## begin

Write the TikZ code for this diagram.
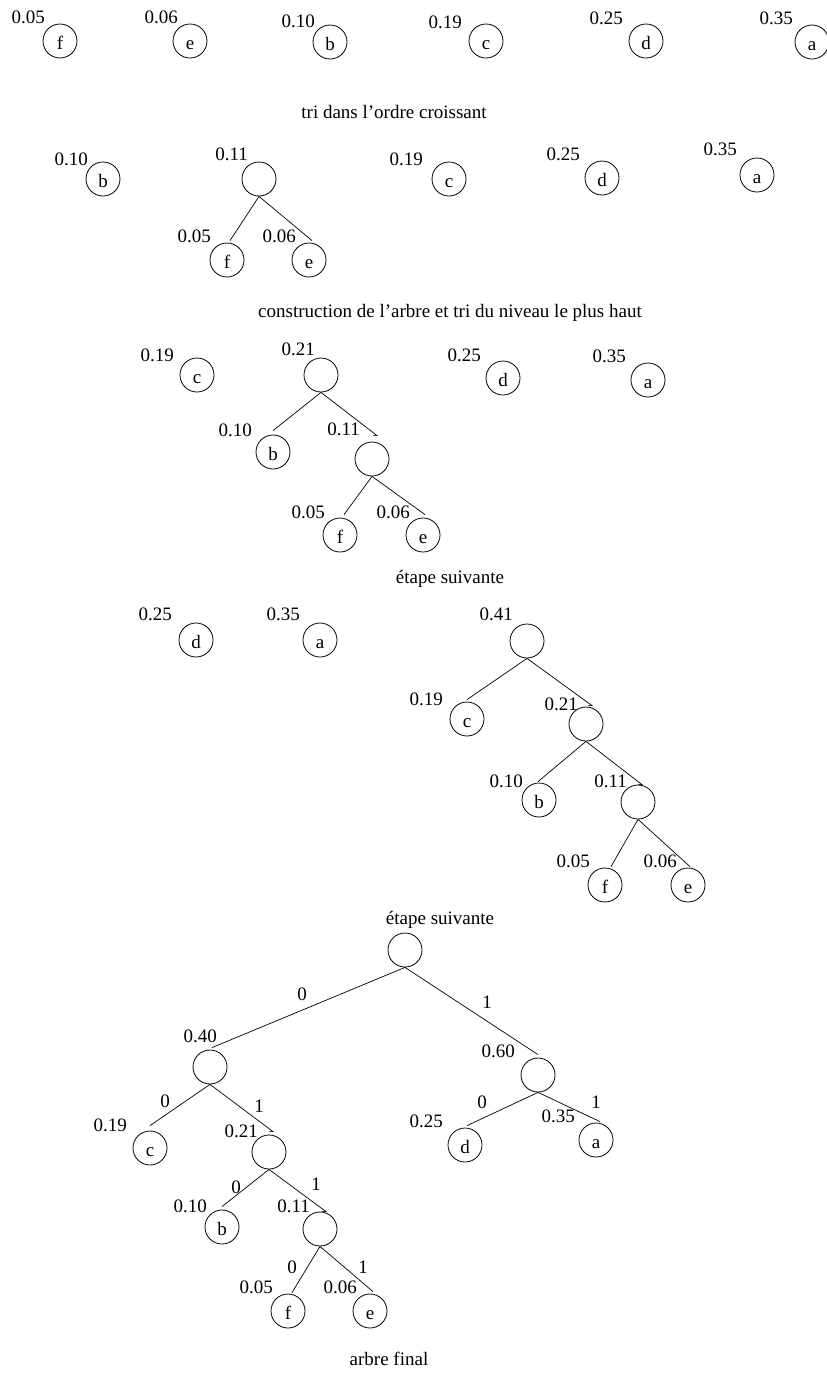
\documentclass[tikz,border=0pt]{standalone}
\usepackage{fontspec}
\setmainfont{Liberation Serif}
\usetikzlibrary{calc}
\newcommand\figfont{\fontsize{19}{22}\selectfont}
\tikzset{
  nd/.style={circle,draw,line width=0.8pt,minimum size=34pt,inner sep=0pt,font=\figfont,text height=16pt,text depth=0pt},
  lb/.style={anchor=base east,inner sep=0pt,font=\figfont},
  bit/.style={anchor=base,inner sep=0pt,font=\figfont},
  captxt/.style={anchor=base,inner sep=0pt,font=\figfont},
  conn/.style={line width=0.7pt}
}
\begin{document}
\begin{tikzpicture}[x=1pt,y=-1pt]
\useasboundingbox (0,0) rectangle (827,1374);
% ---------- row 1
\node[nd] (r1f) at (60,41) {f};   \node[lb] (r1fl) at (45,23) {0.05};
\node[nd] (r1e) at (190,41) {e};  \node[lb] (r1el) at (178,23) {0.06};
\node[nd] (r1b) at (330,42) {b};  \node[lb] (r1bl) at (315,27) {0.10};
\node[nd] (r1c) at (486,41) {c};  \node[lb] (r1cl) at (462,28) {0.19};
\node[nd] (r1d) at (646,41) {d};  \node[lb] (r1dl) at (623,24) {0.25};
\node[nd] (r1a) at (812,42) {a};  \node[lb] (r1al) at (793,24) {0.35};
\node[captxt] (cap1) at (394,118) {tri dans l'ordre croissant};
% ---------- row 2
\node[nd] (r2b) at (103,179) {b};  \node[lb] (r2bl) at (88,165) {0.10};
\node[nd] (r2n11) at (259,179) {}; \node[lb] (r2n11l) at (248,160) {0.11};
\node[nd] (r2f) at (227,260) {f};  \node[lb] (r2fl) at (211,242) {0.05};
\node[nd] (r2e) at (309,260) {e};  \node[lb] (r2el) at (296,242) {0.06};
\node[nd] (r2c) at (449,179) {c};  \node[lb] (r2cl) at (423,165) {0.19};
\node[nd] (r2d) at (602,178) {d};  \node[lb] (r2dl) at (580,160) {0.25};
\node[nd] (r2a) at (757,175) {a};  \node[lb] (r2al) at (737,155) {0.35};
\draw[conn] (r2n11.south) -- ($(r2f.north)+(3,-2)$);
\draw[conn] (r2n11.south) -- ($(r2e.north)+(3,-2)$);
\node[captxt] (cap2) at (450,317) {construction de l'arbre et tri du niveau le plus haut};
% ---------- row 3
\node[nd] (r3c) at (197,375) {c};  \node[lb] (r3cl) at (174,361) {0.19};
\node[nd] (r3n21) at (321,375) {}; \node[lb] (r3n21l) at (315,355) {0.21};
\node[nd] (r3d) at (503,378) {d};  \node[lb] (r3dl) at (481,361) {0.25};
\node[nd] (r3a) at (648,380) {a};  \node[lb] (r3al) at (626,362) {0.35};
\node[nd] (r3b) at (273,452) {b};  \node[lb] (r3bl) at (252,436) {0.10};
\node[nd] (r3n11) at (372,459) {}; \node[lb] (r3n11l) at (360,435) {0.11};
\node[nd] (r3f) at (340,535) {f};  \node[lb] (r3fl) at (325,518) {0.05};
\node[nd] (r3e) at (423,535) {e};  \node[lb] (r3el) at (410,518) {0.06};
\draw[conn] (r3n21.south) -- ($(r3b.north)+(0,-4)$);
\draw[conn] (r3n21.south) -- ($(r3n11.north)+(5,-6)$) -- ++(-4,0);
\draw[conn] (r3n11.south) -- ($(r3f.north)+(4,-3)$);
\draw[conn] (r3n11.south) -- ($(r3e.north)+(2,-3)$);
\node[captxt] (cap3) at (450,583) {étape suivante};
% ---------- row 4
\node[nd] (r4d) at (196,640) {d};  \node[lb] (r4dl) at (172,620) {0.25};
\node[nd] (r4a) at (320,640) {a};  \node[lb] (r4al) at (300,620) {0.35};
\node[nd] (r4n41) at (527,641) {}; \node[lb] (r4n41l) at (513,620) {0.41};
\node[nd] (r4c) at (467,719) {c};  \node[lb] (r4cl) at (443,705) {0.19};
\node[nd] (r4n21) at (586,724) {}; \node[lb] (r4n21l) at (578,710) {0.21};
\node[nd] (r4b) at (539,800) {b};  \node[lb] (r4bl) at (523,787) {0.10};
\node[nd] (r4n11) at (638,802) {}; \node[lb] (r4n11l) at (627,787) {0.11};
\node[nd] (r4f) at (605,885) {f};  \node[lb] (r4fl) at (590,867) {0.05};
\node[nd] (r4e) at (688,885) {e};  \node[lb] (r4el) at (677,867) {0.06};
\draw[conn] (r4n41.south) -- ($(r4c.north)+(0,-2)$);
\draw[conn] (r4n41.south) -- ($(r4n21.north)+(6,-1)$) -- ++(-4,0);
\draw[conn] (r4n21.south) -- ($(r4b.north)+(-1,-1)$);
\draw[conn] (r4n21.south) -- ($(r4n11.north)+(4,0)$) -- ++(-4,0);
\draw[conn] (r4n11.south) -- ($(r4f.north)+(6,-1)$);
\draw[conn] (r4n11.south) -- ($(r4e.north)+(2,-1)$);
\node[captxt] (cap4) at (440,924) {étape suivante};
% ---------- final tree
\node[nd] (root) at (405,950) {};
\node[nd] (fn40) at (210,1067) {};  \node[lb] (fn40l) at (217,1042) {0.40};
\node[nd] (fn60) at (538,1075) {};  \node[lb] (fn60l) at (515,1057) {0.60};
\node[nd] (fc) at (150,1148) {c};   \node[lb] (fcl) at (127,1131) {0.19};
\node[nd] (fn21) at (269,1152) {};  \node[lb] (fn21l) at (258,1137) {0.21};
\node[nd] (fd) at (465,1145) {d};   \node[lb] (fdl) at (443,1127) {0.25};
\node[nd] (fa) at (596,1140) {a};   \node[lb] (fal) at (575,1122) {0.35};
\node[nd] (fb) at (222,1227) {b};   \node[lb] (fbl) at (207,1212) {0.10};
\node[nd] (fn11) at (320,1229) {};  \node[lb] (fn11l) at (310,1212) {0.11};
\node[nd] (ff) at (288,1311) {f};   \node[lb] (ffl) at (273,1293) {0.05};
\node[nd] (fe) at (370,1311) {e};   \node[lb] (fel) at (357,1293) {0.06};
\draw[conn] (root.south) -- ($(fn40.north)+(2,-2)$);
\draw[conn] (root.south) -- ($(fn60.north)+(0,-3)$);
\draw[conn] (fn40.south) -- ($(fc.north)+(0,-5)$);
\draw[conn] (fn40.south) -- ($(fn21.north)+(4,-3)$) -- ++(-4,0);
\draw[conn] (fn60.south) -- ($(fd.north)+(2,-2)$);
\draw[conn] (fn60.south) -- ($(fa.north)+(4,-1)$);
\draw[conn] (fn21.south) -- ($(fb.north)+(0,-3)$);
\draw[conn] (fn21.south) -- ($(fn11.north)+(6,0)$) -- ++(-4,0);
\draw[conn] (fn11.south) -- ($(ff.north)+(4,-1)$);
\draw[conn] (fn11.south) -- ($(fe.north)+(3,-2)$);
\node[bit] (b1) at (302,1000) {0};
\node[bit] (b2) at (487,1008) {1};
\node[bit] (b3) at (165,1107) {0};
\node[bit] (b4) at (259,1112) {1};
\node[bit] (b5) at (482,1108) {0};
\node[bit] (b6) at (596,1108) {1};
\node[bit] (b7) at (236,1193) {0};
\node[bit] (b8) at (316,1190) {1};
\node[bit] (b9) at (292,1273) {0};
\node[bit] (b10) at (363,1273) {1};
\node[captxt] (cap5) at (389,1365) {arbre final};
\end{tikzpicture}
\end{document}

## end

Task requirements >> Ignore the images and quote every line of the listing exactly.

Correct answer >>
Write the TikZ code for this diagram.
\documentclass[tikz,border=0pt]{standalone}
\usepackage{fontspec}
\setmainfont{Liberation Serif}
\usetikzlibrary{calc}
\newcommand\figfont{\fontsize{19}{22}\selectfont}
\tikzset{
  nd/.style={circle,draw,line width=0.8pt,minimum size=34pt,inner sep=0pt,font=\figfont,text height=16pt,text depth=0pt},
  lb/.style={anchor=base east,inner sep=0pt,font=\figfont},
  bit/.style={anchor=base,inner sep=0pt,font=\figfont},
  captxt/.style={anchor=base,inner sep=0pt,font=\figfont},
  conn/.style={line width=0.7pt}
}
\begin{document}
\begin{tikzpicture}[x=1pt,y=-1pt]
\useasboundingbox (0,0) rectangle (827,1374);
% ---------- row 1
\node[nd] (r1f) at (60,41) {f};   \node[lb] (r1fl) at (45,23) {0.05};
\node[nd] (r1e) at (190,41) {e};  \node[lb] (r1el) at (178,23) {0.06};
\node[nd] (r1b) at (330,42) {b};  \node[lb] (r1bl) at (315,27) {0.10};
\node[nd] (r1c) at (486,41) {c};  \node[lb] (r1cl) at (462,28) {0.19};
\node[nd] (r1d) at (646,41) {d};  \node[lb] (r1dl) at (623,24) {0.25};
\node[nd] (r1a) at (812,42) {a};  \node[lb] (r1al) at (793,24) {0.35};
\node[captxt] (cap1) at (394,118) {tri dans l'ordre croissant};
% ---------- row 2
\node[nd] (r2b) at (103,179) {b};  \node[lb] (r2bl) at (88,165) {0.10};
\node[nd] (r2n11) at (259,179) {}; \node[lb] (r2n11l) at (248,160) {0.11};
\node[nd] (r2f) at (227,260) {f};  \node[lb] (r2fl) at (211,242) {0.05};
\node[nd] (r2e) at (309,260) {e};  \node[lb] (r2el) at (296,242) {0.06};
\node[nd] (r2c) at (449,179) {c};  \node[lb] (r2cl) at (423,165) {0.19};
\node[nd] (r2d) at (602,178) {d};  \node[lb] (r2dl) at (580,160) {0.25};
\node[nd] (r2a) at (757,175) {a};  \node[lb] (r2al) at (737,155) {0.35};
\draw[conn] (r2n11.south) -- ($(r2f.north)+(3,-2)$);
\draw[conn] (r2n11.south) -- ($(r2e.north)+(3,-2)$);
\node[captxt] (cap2) at (450,317) {construction de l'arbre et tri du niveau le plus haut};
% ---------- row 3
\node[nd] (r3c) at (197,375) {c};  \node[lb] (r3cl) at (174,361) {0.19};
\node[nd] (r3n21) at (321,375) {}; \node[lb] (r3n21l) at (315,355) {0.21};
\node[nd] (r3d) at (503,378) {d};  \node[lb] (r3dl) at (481,361) {0.25};
\node[nd] (r3a) at (648,380) {a};  \node[lb] (r3al) at (626,362) {0.35};
\node[nd] (r3b) at (273,452) {b};  \node[lb] (r3bl) at (252,436) {0.10};
\node[nd] (r3n11) at (372,459) {}; \node[lb] (r3n11l) at (360,435) {0.11};
\node[nd] (r3f) at (340,535) {f};  \node[lb] (r3fl) at (325,518) {0.05};
\node[nd] (r3e) at (423,535) {e};  \node[lb] (r3el) at (410,518) {0.06};
\draw[conn] (r3n21.south) -- ($(r3b.north)+(0,-4)$);
\draw[conn] (r3n21.south) -- ($(r3n11.north)+(5,-6)$) -- ++(-4,0);
\draw[conn] (r3n11.south) -- ($(r3f.north)+(4,-3)$);
\draw[conn] (r3n11.south) -- ($(r3e.north)+(2,-3)$);
\node[captxt] (cap3) at (450,583) {étape suivante};
% ---------- row 4
\node[nd] (r4d) at (196,640) {d};  \node[lb] (r4dl) at (172,620) {0.25};
\node[nd] (r4a) at (320,640) {a};  \node[lb] (r4al) at (300,620) {0.35};
\node[nd] (r4n41) at (527,641) {}; \node[lb] (r4n41l) at (513,620) {0.41};
\node[nd] (r4c) at (467,719) {c};  \node[lb] (r4cl) at (443,705) {0.19};
\node[nd] (r4n21) at (586,724) {}; \node[lb] (r4n21l) at (578,710) {0.21};
\node[nd] (r4b) at (539,800) {b};  \node[lb] (r4bl) at (523,787) {0.10};
\node[nd] (r4n11) at (638,802) {}; \node[lb] (r4n11l) at (627,787) {0.11};
\node[nd] (r4f) at (605,885) {f};  \node[lb] (r4fl) at (590,867) {0.05};
\node[nd] (r4e) at (688,885) {e};  \node[lb] (r4el) at (677,867) {0.06};
\draw[conn] (r4n41.south) -- ($(r4c.north)+(0,-2)$);
\draw[conn] (r4n41.south) -- ($(r4n21.north)+(6,-1)$) -- ++(-4,0);
\draw[conn] (r4n21.south) -- ($(r4b.north)+(-1,-1)$);
\draw[conn] (r4n21.south) -- ($(r4n11.north)+(4,0)$) -- ++(-4,0);
\draw[conn] (r4n11.south) -- ($(r4f.north)+(6,-1)$);
\draw[conn] (r4n11.south) -- ($(r4e.north)+(2,-1)$);
\node[captxt] (cap4) at (440,924) {étape suivante};
% ---------- final tree
\node[nd] (root) at (405,950) {};
\node[nd] (fn40) at (210,1067) {};  \node[lb] (fn40l) at (217,1042) {0.40};
\node[nd] (fn60) at (538,1075) {};  \node[lb] (fn60l) at (515,1057) {0.60};
\node[nd] (fc) at (150,1148) {c};   \node[lb] (fcl) at (127,1131) {0.19};
\node[nd] (fn21) at (269,1152) {};  \node[lb] (fn21l) at (258,1137) {0.21};
\node[nd] (fd) at (465,1145) {d};   \node[lb] (fdl) at (443,1127) {0.25};
\node[nd] (fa) at (596,1140) {a};   \node[lb] (fal) at (575,1122) {0.35};
\node[nd] (fb) at (222,1227) {b};   \node[lb] (fbl) at (207,1212) {0.10};
\node[nd] (fn11) at (320,1229) {};  \node[lb] (fn11l) at (310,1212) {0.11};
\node[nd] (ff) at (288,1311) {f};   \node[lb] (ffl) at (273,1293) {0.05};
\node[nd] (fe) at (370,1311) {e};   \node[lb] (fel) at (357,1293) {0.06};
\draw[conn] (root.south) -- ($(fn40.north)+(2,-2)$);
\draw[conn] (root.south) -- ($(fn60.north)+(0,-3)$);
\draw[conn] (fn40.south) -- ($(fc.north)+(0,-5)$);
\draw[conn] (fn40.south) -- ($(fn21.north)+(4,-3)$) -- ++(-4,0);
\draw[conn] (fn60.south) -- ($(fd.north)+(2,-2)$);
\draw[conn] (fn60.south) -- ($(fa.north)+(4,-1)$);
\draw[conn] (fn21.south) -- ($(fb.north)+(0,-3)$);
\draw[conn] (fn21.south) -- ($(fn11.north)+(6,0)$) -- ++(-4,0);
\draw[conn] (fn11.south) -- ($(ff.north)+(4,-1)$);
\draw[conn] (fn11.south) -- ($(fe.north)+(3,-2)$);
\node[bit] (b1) at (302,1000) {0};
\node[bit] (b2) at (487,1008) {1};
\node[bit] (b3) at (165,1107) {0};
\node[bit] (b4) at (259,1112) {1};
\node[bit] (b5) at (482,1108) {0};
\node[bit] (b6) at (596,1108) {1};
\node[bit] (b7) at (236,1193) {0};
\node[bit] (b8) at (316,1190) {1};
\node[bit] (b9) at (292,1273) {0};
\node[bit] (b10) at (363,1273) {1};
\node[captxt] (cap5) at (389,1365) {arbre final};
\end{tikzpicture}
\end{document}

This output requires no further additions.